It could be my worst nightmare, walking into the pink palace that is the Criterion Theatre with hundreds of boisterous children. I can't help acknowledge the potential irony of the pre-show music, "Stuck in the Middle with You" and "Too Much Too Young". However, if I, along with anxious parents, am worried that the next 70 minutes will be an assault on the ears we have two things to thank for avoiding the cacophony of pinging seats and bored chatter; first that these (largely) 6-11 year olds have not had their brains fried by computer games and second that James Campbell entertains them at the right pitch.
Unchallenged as the only children's stand-up (and let's face it, how many applicants could there be for this job?), Campbell is neither cute nor patronising. His act is stripped of frills; he wears a dark suit beloved of many adult acts, the stage set merely with a stool and a glass of water. Only the colourful backdrop belonging to fellow tenants, The Reduced Shakespeare Company, departs from the minimalist approach.

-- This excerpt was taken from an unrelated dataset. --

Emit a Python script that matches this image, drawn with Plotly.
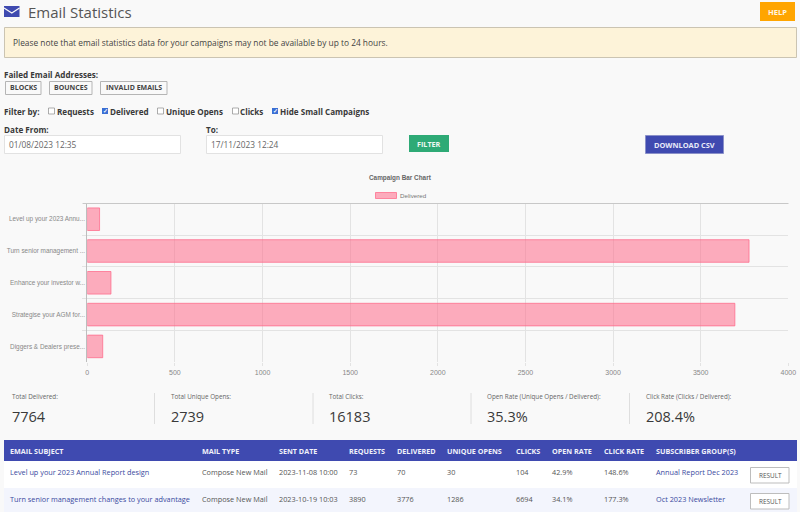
import plotly.graph_objects as go

W, H = 800, 512
PAGE_FONT = "Open Sans"
CHART_FONT = "Liberation Sans"
BLUE = "#3f4ab0"

# chart data
campaigns = ["Level up your 2023 Annu...", "Turn senior management ...", "Enhance your investor w...",
             "Strategise your AGM for...", "Diggers & Dealers prese..."]
delivered = [70, 3776, 135, 3695, 88]
x_ticks = [0, 500, 1000, 1500, 2000, 2500, 3000, 3500, 4000]

# summary row
stat_labels = ["Total Delivered:", "Total Unique Opens:", "Total Clicks:",
               "Open Rate (Unique Opens / Delivered):", "Click Rate (Clicks / Delivered):"]
stat_values = ["7764", "2739", "16183", "35.3%", "208.4%"]

# table
table_header = ["EMAIL SUBJECT", "MAIL TYPE", "SENT DATE", "REQUESTS", "DELIVERED",
                "UNIQUE OPENS", "CLICKS", "OPEN RATE", "CLICK RATE", "SUBSCRIBER GROUP(S)"]
row_1 = ["Level up your 2023 Annual Report design", "Compose New Mail", "2023-11-08 10:00", "73", "70",
         "30", "104", "42.9%", "148.6%", "Annual Report Dec 2023"]
row_2 = ["Turn senior management changes to your advantage", "Compose New Mail", "2023-10-19 10:03", "3890", "3776",
         "1286", "6694", "34.1%", "177.3%", "Oct 2023 Newsletter"]

failed_buttons = ["BLOCKS", "BOUNCES", "INVALID EMAILS"]
filter_names = ["Requests", "Delivered", "Unique Opens", "Clicks", "Hide Small Campaigns"]
filter_checked = [False, True, False, False, True]


def px(x):
    return x / W


def py(y):
    return 1 - y / H


shapes = []
notes = []


def box(x0, y0, x1, y1, fill, line=None, width=1):
    shapes.append(dict(type="rect", xref="paper", yref="paper", x0=px(x0), x1=px(x1), y0=py(y0), y1=py(y1),
                       fillcolor=fill, line=dict(color=line or fill, width=width if line else 0), layer="above"))


def hline(x0, x1, y, color, width=1):
    shapes.append(dict(type="line", xref="paper", yref="paper", x0=px(x0), x1=px(x1), y0=py(y), y1=py(y),
                       line=dict(color=color, width=width), layer="above"))


def vline(x, y0, y1, color, width=1):
    shapes.append(dict(type="line", xref="paper", yref="paper", x0=px(x), x1=px(x), y0=py(y0), y1=py(y1),
                       line=dict(color=color, width=width), layer="above"))


def label(x, y, text, size=8, color="#444444", family=PAGE_FONT, anchor="left", weight=400):
    notes.append(dict(xref="paper", yref="paper", x=px(x), y=py(y), text=text, showarrow=False,
                      xanchor=anchor, yanchor="middle", borderpad=0, borderwidth=0,
                      font=dict(family=family, size=size, color=color, weight=weight)))


# header
box(4, 6, 19.5, 17, BLUE)
shapes.append(dict(type="path", xref="paper", yref="paper",
                   path=f"M {px(4)} {py(8)} L {px(11.8)} {py(13)} L {px(19.5)} {py(8)}",
                   line=dict(color="#f9f9f9", width=1.2), layer="above"))
label(28, 11.5, "Email Statistics", 15, "#555555")
box(760, 2, 795, 21, "#ffa500")
label(777.5, 11.5, "HELP", 7.5, "#fff6e0", anchor="center", weight=700)
box(4.5, 27.5, 796.5, 57.5, "#fdf3d9", "#cbc4b2")
label(13, 42, "Please note that email statistics data for your campaigns may not be available by up to 24 hours.",
      8.37, "#444444")

# filters
label(4, 74, "Failed Email Addresses:", 8.1, "#3a3a3a", weight=700)
for name, (x0, x1) in zip(failed_buttons, [(5.5, 41), (49.5, 92), (100.5, 167)]):
    box(x0, 81.5, x1, 94.5, "#f9f9f9", "#b5b5b5")
    label((x0 + x1) / 2, 87.5, name, 7, "#444444", anchor="center", weight=700)

label(4, 111, "Filter by:", 8.1, "#3a3a3a", weight=700)
for name, checked, bx in zip(filter_names, filter_checked, [48.5, 102, 157.5, 232.5, 272]):
    if checked:
        box(bx, 108, bx + 6, 114, "#3b6fd4")
        label(bx + 3, 111, "✓", 5.5, "#ffffff", anchor="center", weight=700)
    else:
        box(bx, 108, bx + 6, 114, "#ffffff", "#8a8a8a", 0.7)
    label(bx + 8, 111, name, 8.1, "#3a3a3a", weight=700)

label(4, 129, "Date From:", 8.1, "#3a3a3a", weight=700)
label(206, 129, "To:", 8.1, "#3a3a3a", weight=700)
box(4.5, 135.5, 180.5, 153.5, "#ffffff", "#e2e2e2")
box(206.5, 135.5, 382.5, 153.5, "#ffffff", "#e2e2e2")
label(9, 144.5, "01/08/2023 12:35", 8.3, "#666666")
label(211, 144.5, "17/11/2023 12:24", 8.3, "#666666")
box(409, 135, 449, 152, "#2eaa76")
label(429, 143.5, "FILTER", 7.2, "#eef8f3", anchor="center", weight=700)
box(645.5, 135.5, 723.5, 153.5, BLUE, "#8a90c8")
label(684.5, 144.5, "DOWNLOAD CSV", 7.4, "#e8eaf8", anchor="center", weight=700)

# chart title and legend
label(400.5, 178, "Campaign Bar Chart", 6.4, "#666666", CHART_FONT, "center", weight=700)
box(375.5, 192.5, 396.5, 198.5, "rgba(255,99,132,0.52)", "rgba(255,99,132,0.7)")
label(400, 195.5, "Delivered", 6.2, "#777777", CHART_FONT)
hline(83, 788.5, 203.5, "#c8c8c8")

# summary
for name, value, sx in zip(stat_labels, stat_values, [12, 170.5, 329, 487, 646]):
    label(sx, 396.5, name, 6.3, "#666666")
    label(sx, 416, value, 14.5, "#3a3a3a")
for dx in [154.5, 313, 471, 629.5]:
    vline(dx, 393, 424, "#dedede")

# table
box(4, 440, 797, 461, BLUE)
box(4, 461, 797, 488, "#ffffff")
box(4, 488, 797, 512, "#f3f5fd")
col_x = [9.5, 202, 279, 349, 396.5, 447.5, 515.5, 551.5, 603.5, 656]
for text, cx in zip(table_header, col_x):
    label(cx, 450.5, text, 7.2, "#f0f1fa", weight=700)
for row, ry in [(row_1, 472), (row_2, 498.5)]:
    for text, cx in zip(row, col_x):
        link = text in (row[0], row[9])
        label(cx, ry, text, 7.3, "#3a4aa0" if link else "#555555")
for by in [467.5, 493.5]:
    box(750.5, by, 789, by + 15.5, "#ffffff", "#bdbdbd")
    label(770, by + 8, "RESULT", 6.4, "#555555", anchor="center")

fig = go.Figure(go.Bar(
    x=delivered, y=campaigns, orientation="h", name="Delivered", width=0.71,
    marker=dict(color="rgba(255,99,132,0.52)", line=dict(color="rgba(255,99,132,0.7)", width=1)),
))
fig.update_layout(
    width=W, height=H, margin=dict(l=0, r=0, t=0, b=0, autoexpand=False), showlegend=False,
    paper_bgcolor="#f9f9f9", plot_bgcolor="#f9f9f9",
    font=dict(family=CHART_FONT, size=7, color="#888888"),
    shapes=shapes, annotations=notes,
    xaxis=dict(domain=[px(87.3), px(788.3)], range=[0, 4000], tickvals=x_ticks, showgrid=True,
               gridcolor="#e3e3e3", gridwidth=1, zeroline=False, showline=False,
               ticks="outside", ticklen=3, tickcolor="#e3e3e3", tickfont=dict(size=7, color="#888888")),
    yaxis=dict(domain=[py(362.3), py(203.3)], autorange="reversed", tickson="boundaries", showgrid=True,
               gridcolor="#e3e3e3", gridwidth=1, zeroline=False, showline=True, linecolor="#bdbdbd",
               ticks="outside", ticklen=4, tickcolor="#e3e3e3", tickfont=dict(size=6.4, color="#888888")),
)

fig.write_html("out.html", config=dict(displayModeBar=False), post_script="document.body.style.margin='0';")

Without over-using comedy voices, groans and shouts the stubbly, shaggy-haired comedian leads kids down Izzardesque avenues; a routine about milk, cream and cheese coming from evermore unfeasibly-sized cows and the idea that your middle name is there for when your first one breaks goes off in all sorts of directions. Naturally long journeys are tiring but luckily the routine only occasionally rests in comedy slow-lanes and the kids are forgiving of the necessary gear changes. Along with the ubiquitous poems and songs about animals (including "I'm A Retriever" to the tune of The Monkees "I'm A Believer"), Campbell nods towards more uncertain ground such as step-parents and child labour. When he informs a child that her Gap top was probably made by someone her age, some of the parents hiss their disapproval. Yet for the most part the parents are having a good time.

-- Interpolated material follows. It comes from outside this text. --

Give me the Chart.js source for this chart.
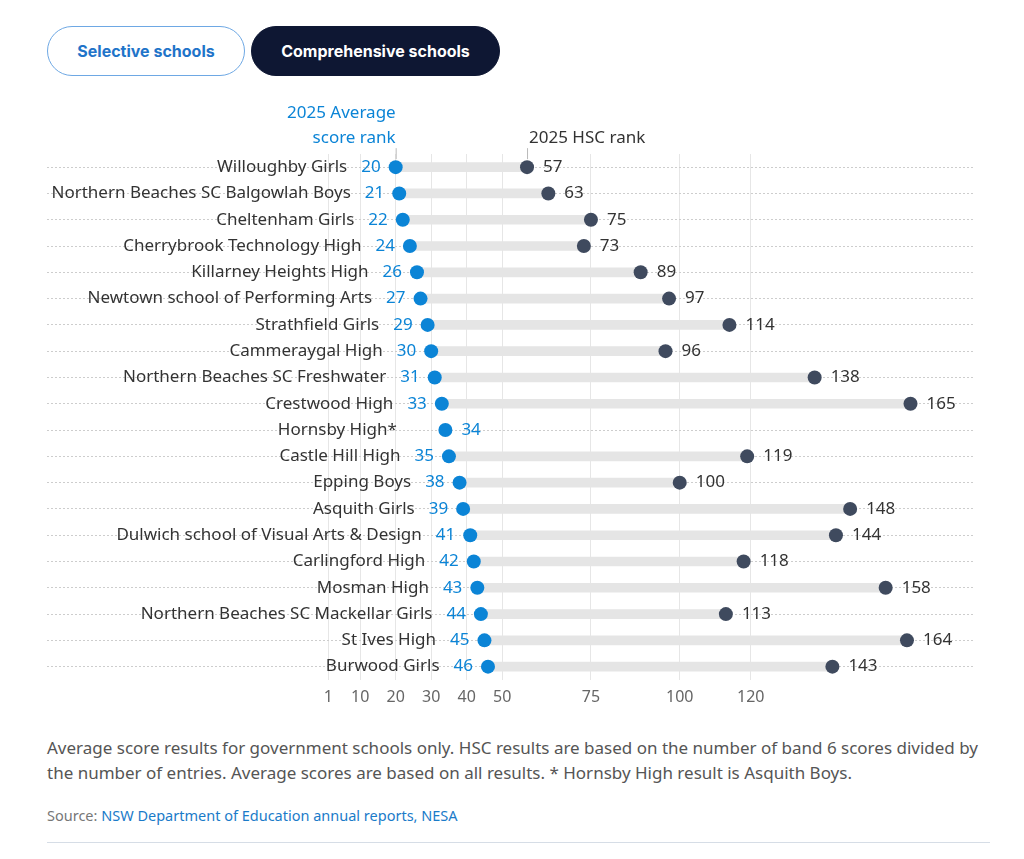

"This is exactly what the kids need," a mother tells me at the end, having clocked "press row". I see her point, and have mused on the contrast between the audience reaction to this show and the muted response to some children's theatre extravaganzas to which I have been privy.

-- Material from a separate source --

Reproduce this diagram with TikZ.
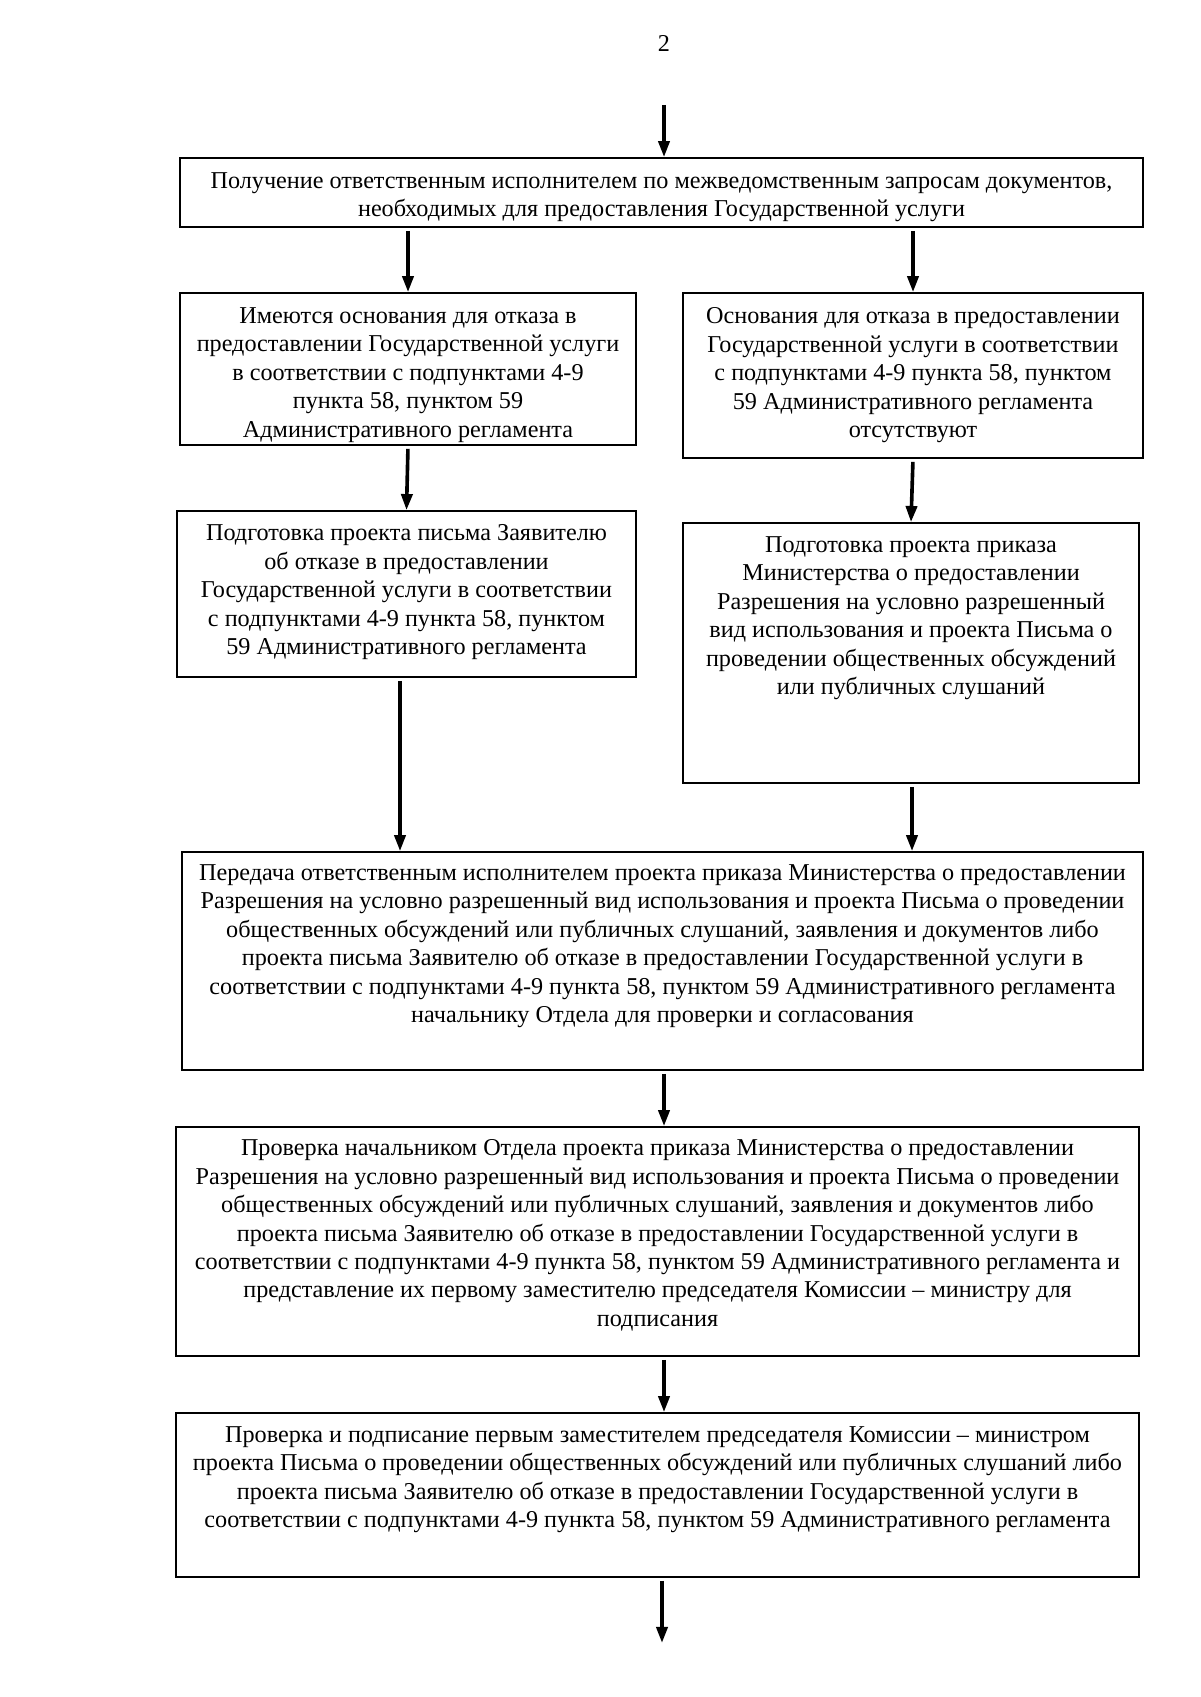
\documentclass[tikz,border=0pt]{standalone}
\usepackage{fontspec}
\setmainfont{Liberation Serif}
\usetikzlibrary{arrows.meta,fit}
\tikzset{
  x=0.49607pt, y=-0.49607pt,
  box/.style={draw, line width=0.8pt, inner sep=0pt},
  txt/.style={anchor=north, align=center, inner sep=0pt, font=\fontsize{12}{14.1}\selectfont},
  arr/.style={line width=1.8pt, -{Triangle[length=8pt,width=5.5pt]}, shorten <=1.5pt}
}
\begin{document}
\begin{tikzpicture}
\useasboundingbox (0,0) rectangle (1200,1697);
\node[font=\fontsize{12}{14.1}\selectfont] (pg) at (664,43) {2};

\node[box, fit={(180,158) (1143,227)}] (b1) {};
\node[box, fit={(180,293) (636,445)}] (b2l) {};
\node[box, fit={(683,293) (1143,458)}] (b2r) {};
\node[box, fit={(177,511) (636,677)}] (b3l) {};
\node[box, fit={(683,523) (1139,783)}] (b3r) {};
\node[box, fit={(182,852) (1143,1070)}] (b4) {};
\node[box, fit={(176,1127) (1139,1356)}] (b5) {};
\node[box, fit={(176,1413) (1139,1577)}] (b6) {};

\node[txt] (t1) at ([yshift=-7.5pt]b1.north) {Получение ответственным исполнителем по межведомственным запросам документов,\\ необходимых для предоставления Государственной услуги};
\node[txt] (t2l) at ([yshift=-7.5pt]b2l.north) {Имеются основания для отказа в\\ предоставлении Государственной услуги\\ в соответствии с подпунктами 4-9\\ пункта 58, пунктом 59\\ Административного регламента};
\node[txt] (t2r) at ([yshift=-7.5pt]b2r.north) {Основания для отказа в предоставлении\\ Государственной услуги в соответствии\\ с подпунктами 4-9 пункта 58, пунктом\\ 59 Административного регламента\\ отсутствуют};
\node[txt] (t3l) at ([yshift=-7pt]b3l.north) {Подготовка проекта письма Заявителю\\ об отказе в предоставлении\\ Государственной услуги в соответствии\\ с подпунктами 4-9 пункта 58, пунктом\\ 59 Административного регламента};
\node[txt] (t3r) at ([yshift=-7pt]b3r.north) {Подготовка проекта приказа\\ Министерства о предоставлении\\ Разрешения на условно разрешенный\\ вид использования и проекта Письма о\\ проведении общественных обсуждений\\ или публичных слушаний};
\node[txt] (t4) at ([yshift=-6.5pt]b4.north) {Передача ответственным исполнителем проекта приказа Министерства о предоставлении\\ Разрешения на условно разрешенный вид использования и проекта Письма о проведении\\ общественных обсуждений или публичных слушаний, заявления и документов либо\\ проекта письма Заявителю об отказе в предоставлении Государственной услуги в\\ соответствии с подпунктами 4-9 пункта 58, пунктом 59 Административного регламента\\ начальнику Отдела для проверки и согласования};
\node[txt] (t5) at ([yshift=-6.5pt]b5.north) {Проверка начальником Отдела проекта приказа Министерства о предоставлении\\ Разрешения на условно разрешенный вид использования и проекта Письма о проведении\\ общественных обсуждений или публичных слушаний, заявления и документов либо\\ проекта письма Заявителю об отказе в предоставлении Государственной услуги в\\ соответствии с подпунктами 4-9 пункта 58, пунктом 59 Административного регламента и\\ представление их первому заместителю председателя Комиссии – министру для\\ подписания};
\node[txt] (t6) at ([yshift=-7pt]b6.north) {Проверка и подписание первым заместителем председателя Комиссии – министром\\ проекта Письма о проведении общественных обсуждений или публичных слушаний либо\\ проекта письма Заявителю об отказе в предоставлении Государственной услуги в\\ соответствии с подпунктами 4-9 пункта 58, пунктом 59 Административного регламента};

\coordinate (start) at (664,105);
\coordinate (end) at (662,1643);
\coordinate (a3l) at (400,0);
\coordinate (a3r) at (912,0);

\draw[arr, shorten <=0pt] (start) -- (b1.north -| start);
\draw[arr] (b1.south -| b2l.north) -- (b2l.north);
\draw[arr] (b1.south -| b2r.north) -- (b2r.north);
\draw[arr] (b2l.south) -- (b3l.north);
\draw[arr] (b2r.south) -- (b3r.north);
\draw[arr] (b3l.south -| a3l) -- (b4.north -| a3l);
\draw[arr] (b3r.south -| a3r) -- (b4.north -| a3r);
\draw[arr] (b4.south -| start) -- (b5.north -| start);
\draw[arr] (b5.south -| start) -- (b6.north -| start);
\draw[arr] (b6.south -| end) -- (end);
\end{tikzpicture}
\end{document}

The only thing that could twist this new venture is a stand up comic for children by children, I know, it's a frightening thought, but perhaps inevitable given the rise of Tweenie pop stars?
But the rise of precocity has its upside. Towards the end of the act a cheeky young scamp from the balcony asks: "Is the show?" To which an amused Campbell replies: "I'm the warm up act, there'll be a troupe of dancing penguins along in a minute."